La 'extraordinary rendition' alle autorità egiziane di Osama Mustafa Hassan Nasr, meglio conosciuto come Abu Omar, rapito il 17 febbraio del 2003 a Milano, dove aveva ottenuto asilo politico, e i successivi sviluppi hanno violato i diritti umani dello stesso cittadino egiziano, membro della Jama'a al Islamiya, un movimento islamista considerato come terrorista dal governo egiziano. Lo ha stabilito all'unanimità la Corte Europea dei Diritti dell'Uomo di Strasburgo, secondo la quale nella vicenda sono stati violati quattro articoli della Convenzione Europea dei Diritti Umani (proibizione della tortura e di trattamenti degradanti; diritto alla liberà e alla sicurezza; diritto al rispetto della vita privata e familiare; diritto a una riparazione efficace).
Per la Corte, inoltre, "il principio legittimo del segreto di Stato è stato chiaramente applicato dall'esecutivo italiano per assicurare che i responsabili non dovessero rispondere delle loro azioni.
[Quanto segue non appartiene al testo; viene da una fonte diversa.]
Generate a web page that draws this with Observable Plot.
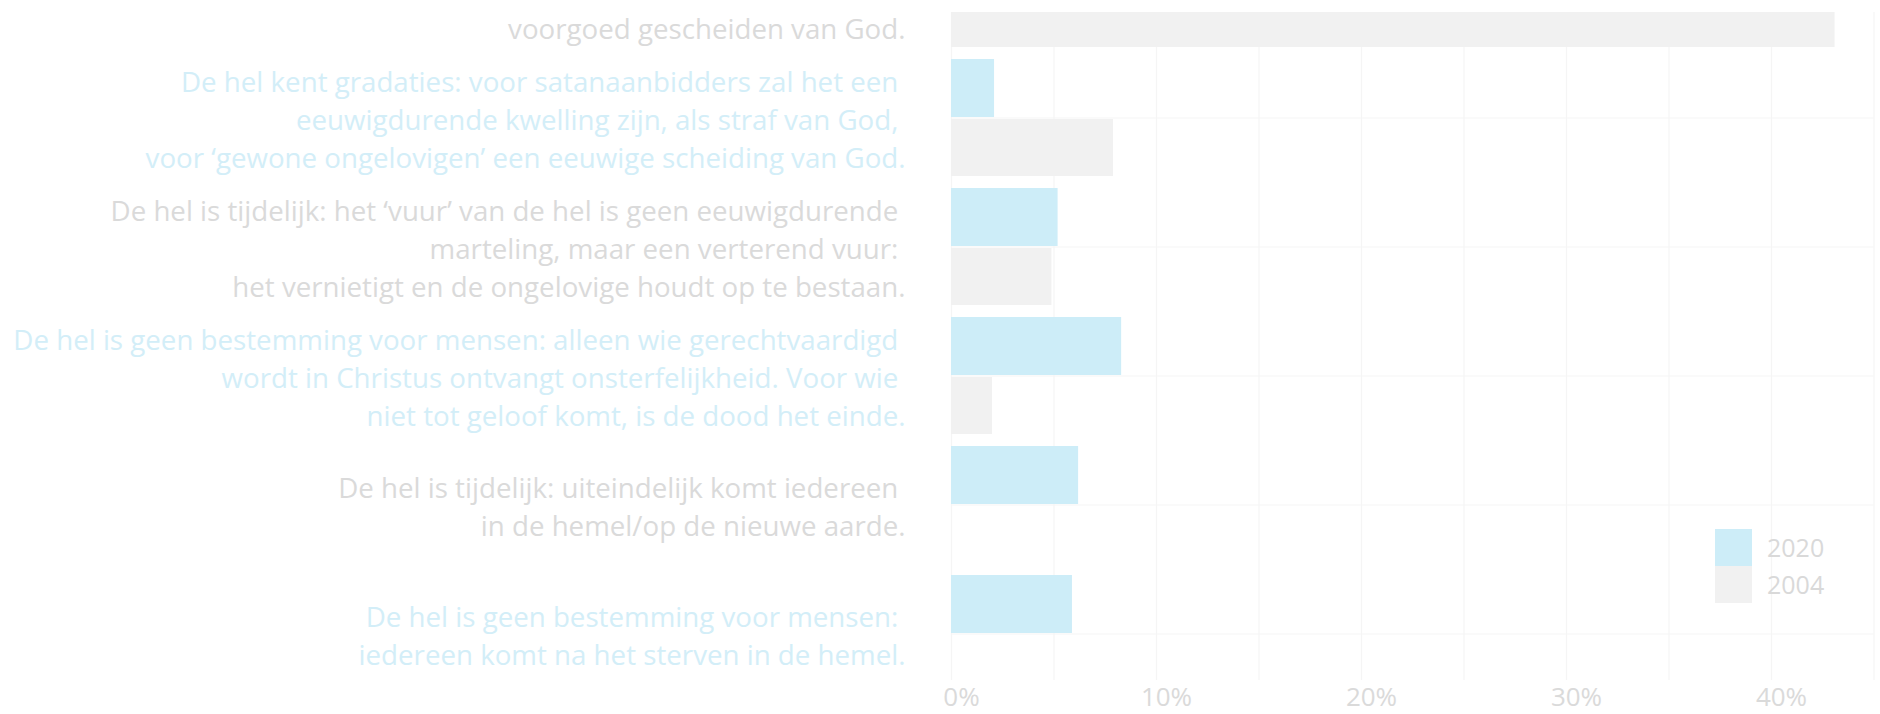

Le indagini e il processo non hanno portato alla punizione dei responsabili, a cui in ultima analisi è stata garantita l'impunità". I ricorrenti sono lo stesso Abu Omar e la moglie, Nabila Ghali, entrambi cittadini egiziani.
Nasr ha iniziato un procedimento alla Corte Europea dei Diritti dell'Uomo il 6 agosto 2009. In base all'articolo 41 della Convenzione, la Corte ritiene che l'Italia debba pagare 70mila euro ad Abu Omar e 15mila euro alla moglie a titolo danni non pecuniari e 30mila ai ricorrenti in via congiunta, per rifondere costi e spese.
"Quella della Corte europea è una sentenza molto dura. Deve imporci una riflessione sull’uso del segreto di Stato, strumento legittimo e delicato" ha dichiarato Rosa Calipari, componente dem del Comitato parlamentare per la sicurezza della Repubblica.